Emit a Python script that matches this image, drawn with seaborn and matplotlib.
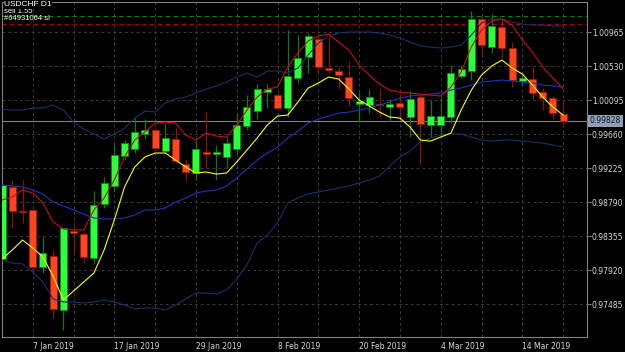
import matplotlib
matplotlib.use('Agg')
import matplotlib.pyplot as plt
import numpy as np
import pandas as pd
import seaborn as sns

# daily bars, 2 Jan 2019 .. 20 Mar 2019
dates = pd.bdate_range('2019-01-02', '2019-03-20')

open_ = [0.98061, 0.98982, 0.98675, 0.98688, 0.97959, 0.98099, 0.97408, 0.98419, 0.98381, 0.98074,
         0.98765, 0.98995, 0.99378, 0.99468, 0.99660, 0.99711, 0.99442, 0.99596, 0.99276, 0.99161,
         0.99429, 0.99404, 0.99366, 0.99468, 0.99762, 0.99954, 1.00197, 1.00159, 0.99992, 1.00376,
         1.00645, 1.00875, 1.00504, 1.00466, 1.00389, 1.00043, 1.00031, 1.00050, 1.00005, 1.00056,
         0.99877, 1.00133, 0.99775, 0.99775, 0.99877, 1.00402, 1.00466, 1.01131, 1.00773, 1.01029,
         1.00760, 1.00338, 1.00363, 1.00197, 1.00120, 0.99915]
high = [0.99033, 0.99072, 0.99072, 0.98701, 0.98342, 0.98176, 0.98458, 0.98535, 0.98406, 0.98931,
        0.99110, 0.99532, 0.99583, 0.99864, 0.99851, 0.99736, 0.99787, 0.99736, 0.99340, 0.99583,
        0.99941, 0.99519, 0.99621, 0.99928, 1.00159, 1.00299, 1.00299, 1.00184, 1.00990, 1.00926,
        1.00952, 1.00926, 1.00901, 1.00517, 1.00594, 1.00197, 1.00235, 1.00235, 1.00107, 1.00171,
        1.00210, 1.00159, 1.00095, 1.00133, 1.00542, 1.00542, 1.01233, 1.01182, 1.01195, 1.01131,
        1.00837, 1.00453, 1.00517, 1.00248, 1.00146, 1.00095]
low = [0.98023, 0.98458, 0.98522, 0.97869, 0.97882, 0.97306, 0.97152, 0.98151, 0.98010, 0.98010,
       0.98714, 0.98918, 0.99327, 0.99417, 0.99596, 0.99455, 0.99417, 0.99289, 0.99059, 0.99072,
       0.99238, 0.99072, 0.99225, 0.99404, 0.99711, 0.99851, 0.99992, 0.99967, 0.99877, 1.00312,
       1.00440, 1.00414, 1.00440, 1.00235, 1.00018, 0.99813, 0.99928, 0.99877, 0.99826, 0.99864,
       0.99621, 0.99263, 0.99621, 0.99634, 0.99800, 1.00376, 1.00350, 1.00670, 1.00696, 1.00632,
       1.00261, 1.00286, 1.00107, 0.99967, 0.99851, 0.99749]
close = [0.99008, 0.98675, 0.98662, 0.97959, 0.98138, 0.97421, 0.98458, 0.98394, 0.98087, 0.98752,
         0.99033, 0.99391, 0.99544, 0.99685, 0.99711, 0.99481, 0.99608, 0.99314, 0.99174, 0.99468,
         0.99404, 0.99429, 0.99544, 0.99775, 1.00005, 1.00235, 1.00235, 0.99992, 1.00402, 1.00632,
         1.00913, 1.00517, 1.00478, 1.00414, 1.00120, 1.00082, 1.00133, 1.00037, 1.00043, 1.00005,
         1.00107, 0.99787, 0.99890, 0.99890, 1.00440, 1.00491, 1.01131, 1.00798, 1.01041, 1.00760,
         1.00350, 1.00376, 1.00184, 1.00120, 0.99928, 0.99828]

# indicator values
fast_ma = [0.98061, 0.98176, 0.98304, 0.98202, 0.98087, 0.97843, 0.97536, 0.97651, 0.97766, 0.97882,
           0.98176, 0.98560, 0.98982, 0.99238, 0.99366, 0.99417, 0.99417, 0.99327, 0.99238, 0.99161,
           0.99174, 0.99148, 0.99161, 0.99302, 0.99455, 0.99608, 0.99775, 0.99890, 0.99903, 1.00069,
           1.00248, 1.00312, 1.00389, 1.00363, 1.00235, 1.00095, 1.00018, 0.99941, 0.99877, 0.99864,
           0.99749, 0.99583, 0.99570, 0.99621, 0.99672, 0.99967, 1.00222, 1.00414, 1.00530, 1.00606,
           1.00504, 1.00427, 1.00286, 1.00133, 1.00005, 0.99903]
slow_ma = [0.98816, 0.98854, 0.98944, 0.98905, 0.98777, 0.98535, 0.98445, 0.98432, 0.98432, 0.98688,
           0.98841, 0.99072, 0.99366, 0.99583, 0.99685, 0.99800, 0.99813, 0.99800, 0.99647, 0.99583,
           0.99672, 0.99634, 0.99621, 0.99775, 0.99967, 1.00133, 1.00235, 1.00261, 1.00517, 1.00696,
           1.00850, 1.00913, 1.00939, 1.00837, 1.00734, 1.00542, 1.00414, 1.00299, 1.00222, 1.00197,
           1.00184, 1.00171, 1.00159, 1.00146, 1.00261, 1.00453, 1.00773, 1.00990, 1.01106, 1.01131,
           1.01054, 1.00862, 1.00709, 1.00517, 1.00376, 1.00235]
bb_upper = [0.99979, 0.99967, 0.99967, 0.99992, 0.99992, 1.00031, 0.99967, 0.99813, 0.99723, 0.99660,
            0.99596, 0.99660, 0.99736, 0.99864, 0.99954, 0.99941, 1.00056, 1.00107, 1.00133, 1.00184,
            1.00235, 1.00274, 1.00325, 1.00389, 1.00440, 1.00389, 1.00466, 1.00466, 1.00440, 1.00504,
            1.00670, 1.00824, 1.00913, 1.00952, 1.00965, 1.00965, 1.00965, 1.00952, 1.00926, 1.00888,
            1.00837, 1.00786, 1.00773, 1.00760, 1.00773, 1.00798, 1.00926, 1.01080, 1.01131, 1.01131,
            1.01093, 1.01067, 1.01054, 1.01054, 1.01041, 1.01041]
bb_mid = [0.99008, 0.98995, 0.98982, 0.98944, 0.98893, 0.98790, 0.98739, 0.98688, 0.98637, 0.98586,
          0.98573, 0.98573, 0.98586, 0.98624, 0.98688, 0.98688, 0.98714, 0.98790, 0.98841, 0.98905,
          0.98931, 0.98944, 0.98995, 0.99097, 0.99212, 0.99327, 0.99417, 0.99493, 0.99608, 0.99698,
          0.99800, 0.99851, 0.99890, 0.99928, 0.99941, 0.99967, 0.99992, 1.00031, 1.00069, 1.00120,
          1.00146, 1.00159, 1.00171, 1.00184, 1.00222, 1.00248, 1.00286, 1.00325, 1.00338, 1.00350,
          1.00338, 1.00325, 1.00312, 1.00286, 1.00274, 1.00261]
bb_lower = [0.98048, 0.98010, 0.97997, 0.97894, 0.97766, 0.97549, 0.97511, 0.97511, 0.97498, 0.97511,
            0.97536, 0.97511, 0.97472, 0.97421, 0.97434, 0.97434, 0.97408, 0.97472, 0.97549, 0.97626,
            0.97626, 0.97613, 0.97664, 0.97805, 0.97984, 0.98266, 0.98368, 0.98522, 0.98777, 0.98841,
            0.98893, 0.98918, 0.98944, 0.98969, 0.98995, 0.99033, 0.99072, 0.99123, 0.99250, 0.99366,
            0.99442, 0.99557, 0.99608, 0.99647, 0.99660, 0.99660, 0.99621, 0.99583, 0.99570, 0.99583,
            0.99583, 0.99570, 0.99557, 0.99544, 0.99519, 0.99493]

price_ticks = [1.00965, 1.00530, 1.00095, 0.99660, 0.99225, 0.98790, 0.98355, 0.97920, 0.97485]
tp_level = 1.01170
sl_level = 1.01067

df = pd.DataFrame({'i': np.arange(len(dates)), 'open': open_, 'high': high, 'low': low,
                   'close': close, 'fast': fast_ma, 'slow': slow_ma,
                   'up': bb_upper, 'mid': bb_mid, 'lo': bb_lower})

sns.set_theme(style='dark')
plt.rcParams['font.family'] = ['DejaVu Sans']

fig = plt.figure(figsize=(6.25, 3.52), dpi=100, facecolor='black')
ax = fig.add_axes([2 / 625, 15 / 352, 585 / 625, 335 / 352])
ax.set_facecolor('black')

bull = df['close'] >= df['open']
body_col = np.where(bull, '#2cff3c', '#ff4422')
edge_col = np.where(bull, '#0c8a14', '#a01808')
wick_col = np.where(bull, '#0c7a10', '#8a1208')

ax.vlines(df['i'], df['low'], df['high'], colors=wick_col, linewidth=0.9, zorder=2)
ax.bar(df['i'], (df['close'] - df['open']).abs(), bottom=df[['open', 'close']].min(axis=1),
       width=0.68, color=body_col, edgecolor=edge_col, linewidth=0.6, zorder=3)

sns.lineplot(data=df, x='i', y='up', ax=ax, color='#15326a', lw=0.8, zorder=4)
sns.lineplot(data=df, x='i', y='lo', ax=ax, color='#15326a', lw=0.8, zorder=4)
sns.lineplot(data=df, x='i', y='mid', ax=ax, color='#1e34b8', lw=0.8, zorder=4)
sns.lineplot(data=df, x='i', y='slow', ax=ax, color='#c81010', lw=0.8, zorder=5)
sns.lineplot(data=df, x='i', y='fast', ax=ax, color='#ffff00', lw=0.8, zorder=5)

ax.axhline(tp_level, color='#008a00', lw=0.8, ls=(0, (4, 3)), zorder=1)
ax.axhline(sl_level, color='#b00000', lw=0.8, ls=(0, (4, 3)), zorder=1)
ax.axhline(close[-1], color='#808080', lw=0.8, zorder=1)

ax.set_xlim(-0.01, 57.34)
ax.set_ylim(0.97063, 1.01349)

xt = list(range(3, len(dates), 4))
ax.set_xticks(xt)
ax.set_xticklabels([f'{dates[t].day} {dates[t]:%b %Y}' if k % 2 == 0 else '' for k, t in enumerate(xt)],
                   ha='left')
ax.yaxis.tick_right()
ax.set_yticks(price_ticks)
ax.set_yticklabels([f'{p:.5f}' for p in price_ticks])
ax.tick_params(axis='x', color='#808080', labelcolor='#d8d8d8', length=3, width=0.7,
               labelsize=5.5, pad=0.5)
ax.tick_params(axis='y', color='#808080', labelcolor='#d8d8d8', length=3, width=0.7,
               labelsize=5.5, pad=0.5)
ax.grid(True, color='#3a3a3a', linestyle=(0, (3, 3)), linewidth=0.7)
ax.set_axisbelow(True)
ax.set_xlabel('')
ax.set_ylabel('')
for s in ax.spines.values():
    s.set_color('#808080')
    s.set_linewidth(0.8)

ax.annotate(f'{close[-1]:.5f}', xy=(1, close[-1]), xycoords=('axes fraction', 'data'),
            xytext=(2, 0), textcoords='offset points', va='center', ha='left',
            fontsize=5.5, color='#101820',
            bbox=dict(boxstyle='square,pad=0.2', fc='#8ea0b6', ec='none'))

fig.text(4 / 625, 1 - 8 / 352, 'sell 1.55', color='white', fontsize=5.5, va='top',
         family='Liberation Sans')
fig.text(4 / 625, 1 - 1.5 / 352, 'USDCHF D1', color='white', fontsize=6, va='top',
         family='Liberation Sans',
         bbox=dict(boxstyle='square,pad=0.05', fc='black', ec='none'))
fig.text(4 / 625, 1 - 15 / 352, '#64931064 sl', color='white', fontsize=5.5, va='top',
         family='Liberation Sans')

fig.savefig('out.png', dpi=100, facecolor='black')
———
### AIM OF THE EXERCISE
Reproduce the material above exactly, first line through the line that contains "dates = pd.bdate_range('2019-01-02', '2019-03-20')", minus the pictures.

### RESULT OF THIS EXERCISE
Emit a Python script that matches this image, drawn with seaborn and matplotlib.
import matplotlib
matplotlib.use('Agg')
import matplotlib.pyplot as plt
import numpy as np
import pandas as pd
import seaborn as sns

# daily bars, 2 Jan 2019 .. 20 Mar 2019
dates = pd.bdate_range('2019-01-02', '2019-03-20')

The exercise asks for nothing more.